If nothing else, his refusal to back down over rent certainty has ensured that the issue is front and centre.
The Department of Finance thinks that is an awful idea. Fine Gael sources argue that Kelly has "lost the plot" and needs to compromise with Michael Noonan.
All sides agree supply is the answer but of course that takes time - something this Government no longer has.
Mr Kelly has now staked huge political capital on winning the day, leading to an almighty stalemate that at another point in the political cycle could threaten the entire Coalition.
"He's certainly a pretty blunt kind of guy," Pat Rabbitte said yesterday.

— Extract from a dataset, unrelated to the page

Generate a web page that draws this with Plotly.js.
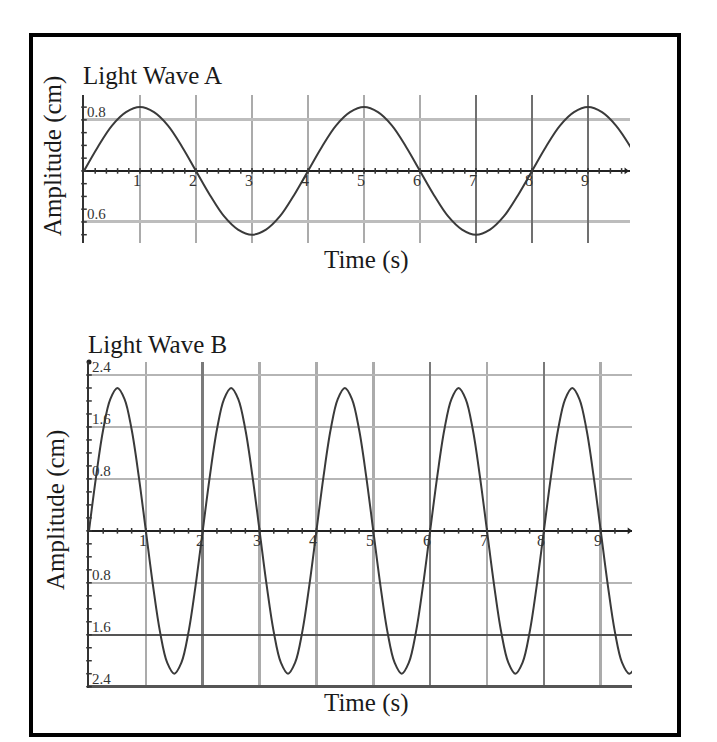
<!DOCTYPE html>
<html>
<head>
<meta charset="utf-8">
<script src="https://cdn.plot.ly/plotly-3.0.1.min.js"></script>
<style>
  html, body { margin: 0; padding: 0; background: #fff; }
  #wrap { position: relative; width: 717px; height: 742px; }
  #chart { position: absolute; left: 0; top: 0; width: 717px; height: 742px; }
  #frame { position: absolute; left: 29px; top: 33px; width: 652px; height: 704px;
           border: 4px solid #000; box-sizing: border-box; pointer-events: none; }
</style>
</head>
<body>
<div id="wrap"><div id="chart"></div><div id="frame"></div></div>
<script>
// ---- Data ----
// Light Wave A (period ~4 s, amplitude ~1.0 cm)
const timeA = [0, 0.25, 0.5, 0.75, 1, 1.25, 1.5, 1.75, 2, 2.25, 2.5, 2.75, 3, 3.25, 3.5, 3.75,
               4, 4.25, 4.5, 4.75, 5, 5.25, 5.5, 5.75, 6, 6.25, 6.5, 6.75, 7, 7.25, 7.5, 7.75,
               8, 8.25, 8.5, 8.75, 9, 9.25, 9.5, 9.77];
const ampA  = [0, 0.38, 0.71, 0.92, 1.0, 0.92, 0.71, 0.38, 0, -0.38, -0.71, -0.92, -1.0, -0.92, -0.71, -0.38,
               0, 0.38, 0.71, 0.92, 1.0, 0.92, 0.71, 0.38, 0, -0.38, -0.71, -0.92, -1.0, -0.92, -0.71, -0.38,
               0, 0.38, 0.71, 0.92, 1.0, 0.92, 0.71, 0.36];

// Light Wave B (period ~2 s, amplitude ~2.2 cm)
const timeB = [0, 0.125, 0.25, 0.375, 0.5, 0.625, 0.75, 0.875, 1, 1.125, 1.25, 1.375, 1.5, 1.625, 1.75, 1.875,
               2, 2.125, 2.25, 2.375, 2.5, 2.625, 2.75, 2.875, 3, 3.125, 3.25, 3.375, 3.5, 3.625, 3.75, 3.875,
               4, 4.125, 4.25, 4.375, 4.5, 4.625, 4.75, 4.875, 5, 5.125, 5.25, 5.375, 5.5, 5.625, 5.75, 5.875,
               6, 6.125, 6.25, 6.375, 6.5, 6.625, 6.75, 6.875, 7, 7.125, 7.25, 7.375, 7.5, 7.625, 7.75, 7.875,
               8, 8.125, 8.25, 8.375, 8.5, 8.625, 8.75, 8.875, 9, 9.125, 9.25, 9.375, 9.5, 9.56];
const ampB  = [0, 0.84, 1.56, 2.03, 2.2, 2.03, 1.56, 0.84, 0, -0.84, -1.56, -2.03, -2.2, -2.03, -1.56, -0.84,
               0, 0.84, 1.56, 2.03, 2.2, 2.03, 1.56, 0.84, 0, -0.84, -1.56, -2.03, -2.2, -2.03, -1.56, -0.84,
               0, 0.84, 1.56, 2.03, 2.2, 2.03, 1.56, 0.84, 0, -0.84, -1.56, -2.03, -2.2, -2.03, -1.56, -0.84,
               0, 0.84, 1.56, 2.03, 2.2, 2.03, 1.56, 0.84, 0, -0.84, -1.56, -2.03, -2.2, -2.03, -1.56, -0.84,
               0, 0.84, 1.56, 2.03, 2.2, 2.03, 1.56, 0.84, 0, -0.84, -1.56, -2.03, -2.2, -2.16];

// Tick labels
const xTickVals = [1, 2, 3, 4, 5, 6, 7, 8, 9];
const xTickText = ['1', '2', '3', '4', '5', '6', '7', '8', '9'];
const yTickValsA = [0.8, -0.8];
const yTickTextA = ['0.8', '0.6'];
const yTickValsB = [2.4, 1.6, 0.8, -0.8, -1.6, -2.4];
const yTickTextB = ['2.4', '1.6', '0.8', '0.8', '1.6', '2.4'];

// Gridline shading (light vs dark lines in the picture)
const xGridLightA = [1, 2, 3, 4, 5, 6];
const xGridDarkA  = [7, 8, 9];
const xGridLightB = [1, 3, 4, 5, 7, 9];
const xGridDarkB  = [2, 6, 8];
const yGridLightB = [2.4, 1.6, 0.8, -0.8];
const yGridDarkB  = [-1.6, -2.4];

// Titles
const titleA = 'Light Wave A';
const titleB = 'Light Wave B';
const xTitle = 'Time (s)';
const yTitle = 'Amplitude (cm)';

// ---- helpers ----
const W = 717, H = 742;
const px = v => v / W;
const py = v => 1 - v / H;
function steps(a, b, s) { const out = []; for (let v = a; v <= b + 1e-9; v += s) out.push(+v.toFixed(3)); return out; }

const serif = 'Liberation Serif, Times New Roman, serif';
const txt = '#1a1a1a';
const waveColor = '#3a3a3a';

const xRangeA = [0, 9.75], yRangeA = [-1.13, 1.19];
const xRangeB = [0, 9.55], yRangeB = [-2.42, 2.6];

const domXA = [px(84), px(630)], domYA = [py(243), py(95)];
const domXB = [px(89), px(632)], domYB = [py(688), py(362)];

const xMinA = steps(0.2, 9.6, 0.2), yMinA = steps(-1.0, 1.0, 0.2);
const xMinB = steps(0.25, 9.25, 0.25), yMinB = steps(-2.4, 2.4, 0.2);

const tickMark = (sym) => ({symbol: sym, size: 4, line: {color: '#333', width: 1.5}});

const traces = [
  // axis tick marks A
  {x: xMinA, y: xMinA.map(() => 0), xaxis: 'x', yaxis: 'y', mode: 'markers', marker: tickMark('line-ns'), hoverinfo: 'skip'},
  {x: yMinA.map(() => 0), y: yMinA, xaxis: 'x', yaxis: 'y', mode: 'markers', marker: tickMark('line-ew'), hoverinfo: 'skip', cliponaxis: false},
  {x: [9.68], y: [0], xaxis: 'x', yaxis: 'y', mode: 'markers', marker: {symbol: 'triangle-right', size: 6, color: '#222'}, hoverinfo: 'skip', cliponaxis: false},
  // axis tick marks B
  {x: xMinB, y: xMinB.map(() => 0), xaxis: 'x2', yaxis: 'y2', mode: 'markers', marker: tickMark('line-ns'), hoverinfo: 'skip'},
  {x: yMinB.map(() => 0), y: yMinB, xaxis: 'x2', yaxis: 'y2', mode: 'markers', marker: tickMark('line-ew'), hoverinfo: 'skip', cliponaxis: false},
  {x: [9.5], y: [0], xaxis: 'x2', yaxis: 'y2', mode: 'markers', marker: {symbol: 'triangle-right', size: 6, color: '#222'}, hoverinfo: 'skip', cliponaxis: false},
  {x: [0], y: [2.6], xaxis: 'x2', yaxis: 'y2', mode: 'markers', marker: {symbol: 'circle', size: 5, color: '#222'}, hoverinfo: 'skip', cliponaxis: false},
  // overlay axes activators
  {x: [0], y: [0], xaxis: 'x3', yaxis: 'y', mode: 'markers', marker: {opacity: 0}, hoverinfo: 'skip'},
  {x: [0], y: [0], xaxis: 'x4', yaxis: 'y4', mode: 'markers', marker: {opacity: 0}, hoverinfo: 'skip'},
  // waves
  {x: timeA, y: ampA, xaxis: 'x', yaxis: 'y', mode: 'lines', line: {color: waveColor, width: 2, shape: 'spline', smoothing: 1}, hoverinfo: 'skip'},
  {x: timeB, y: ampB, xaxis: 'x2', yaxis: 'y2', mode: 'lines', line: {color: waveColor, width: 2, shape: 'spline', smoothing: 1}, hoverinfo: 'skip'}
];

function gridAxis(domain, range, vals, color, width, anchor, overlay) {
  const a = {domain: domain, range: range, tickmode: 'array', tickvals: vals, showticklabels: false, ticks: '',
             showgrid: true, gridcolor: color, gridwidth: width, zeroline: false, showline: false, fixedrange: true, anchor: anchor};
  if (overlay) a.overlaying = overlay;
  return a;
}

const layout = {
  width: W, height: H,
  margin: {l: 0, r: 0, t: 0, b: 0},
  paper_bgcolor: '#fff', plot_bgcolor: 'rgba(0,0,0,0)',
  showlegend: false,
  // chart A
  xaxis: gridAxis(domXA, xRangeA, xGridLightA, '#ababab', 2.5, 'y'),
  yaxis: Object.assign(gridAxis(domYA, yRangeA, yTickValsA, '#bdbdbd', 3, 'x'),
         {zeroline: true, zerolinecolor: '#222', zerolinewidth: 2, showline: true, linecolor: '#333', linewidth: 2}),
  xaxis3: gridAxis(domXA, xRangeA, xGridDarkA, '#707070', 2.5, 'y', 'x'),
  // chart B
  xaxis2: gridAxis(domXB, xRangeB, xGridLightB, '#ababab', 2.5, 'y2'),
  yaxis2: Object.assign(gridAxis(domYB, yRangeB, yGridLightB, '#b5b5b5', 2.5, 'x2'),
         {zeroline: true, zerolinecolor: '#222', zerolinewidth: 2, showline: true, linecolor: '#333', linewidth: 2}),
  xaxis4: gridAxis(domXB, xRangeB, xGridDarkB, '#7a7a7a', 2.5, 'y2', 'x2'),
  yaxis4: gridAxis(domYB, yRangeB, yGridDarkB, '#555555', 2.5, 'x2', 'y2'),
  annotations: []
};

const A = layout.annotations;
const tf = (s, c) => ({family: serif, size: s, color: c || txt});
// titles
A.push({text: titleA, xref: 'paper', yref: 'paper', x: px(81), y: py(75), xanchor: 'left', yanchor: 'middle', showarrow: false, font: tf(25)});
A.push({text: titleB, xref: 'paper', yref: 'paper', x: px(86), y: py(344), xanchor: 'left', yanchor: 'middle', showarrow: false, font: tf(25)});
A.push({text: xTitle, xref: 'paper', yref: 'paper', x: px(366), y: py(260), xanchor: 'center', yanchor: 'middle', showarrow: false, font: tf(25)});
A.push({text: xTitle, xref: 'paper', yref: 'paper', x: px(366), y: py(703), xanchor: 'center', yanchor: 'middle', showarrow: false, font: tf(25)});
A.push({text: yTitle, xref: 'paper', yref: 'paper', x: px(53), y: py(156), xanchor: 'center', yanchor: 'middle', textangle: -90, showarrow: false, font: tf(25)});
A.push({text: yTitle, xref: 'paper', yref: 'paper', x: px(56), y: py(510), xanchor: 'center', yanchor: 'middle', textangle: -90, showarrow: false, font: tf(25)});
// tick labels
xTickVals.forEach((v, i) => {
  A.push({text: xTickText[i], xref: 'x', yref: 'y', x: v, y: 0, xanchor: 'center', yanchor: 'middle', xshift: -3, yshift: -10, showarrow: false, font: tf(16, '#333')});
  A.push({text: xTickText[i], xref: 'x2', yref: 'y2', x: v, y: 0, xanchor: 'center', yanchor: 'middle', xshift: -3, yshift: -10, showarrow: false, font: tf(16, '#333')});
});
yTickValsA.forEach((v, i) => {
  A.push({text: yTickTextA[i], xref: 'x', yref: 'y', x: 0, y: v, xanchor: 'left', yanchor: 'middle', xshift: 1, yshift: 8, showarrow: false, font: tf(15, '#333')});
});
yTickValsB.forEach((v, i) => {
  A.push({text: yTickTextB[i], xref: 'x2', yref: 'y2', x: 0, y: v, xanchor: 'left', yanchor: 'middle', xshift: 1, yshift: 8, showarrow: false, font: tf(15, '#333')});
});

Plotly.newPlot('chart', traces, layout, {staticPlot: true, displayModeBar: false});
</script>
</body>
</html>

Politicians will tell you that there are no votes in solving the homeless crisis. In fact, Christy Burke says he's "blue in the face telling people that".
But the image of families being turfed out of hotels to make room for the party crowds in the run-up to Christmas will damage the pre-election message of recovery.
Burke recounts just a few of the incidents his volunteers with the Inner City Helping Homeless group have had to deal with in recent weeks.
A woman, her husband and 18 month old baby who is about to undergo two hip operations in the coming weeks living in one room.
A young lady, whose child died from cot death, so upset she fled her B&B after hearing a baby in the next room crying. A woman who called him after finding her 15-year-old with the window chord around his neck.
And in all likelihood, we'll be talking about another death under the Christmas lights in the coming weeks.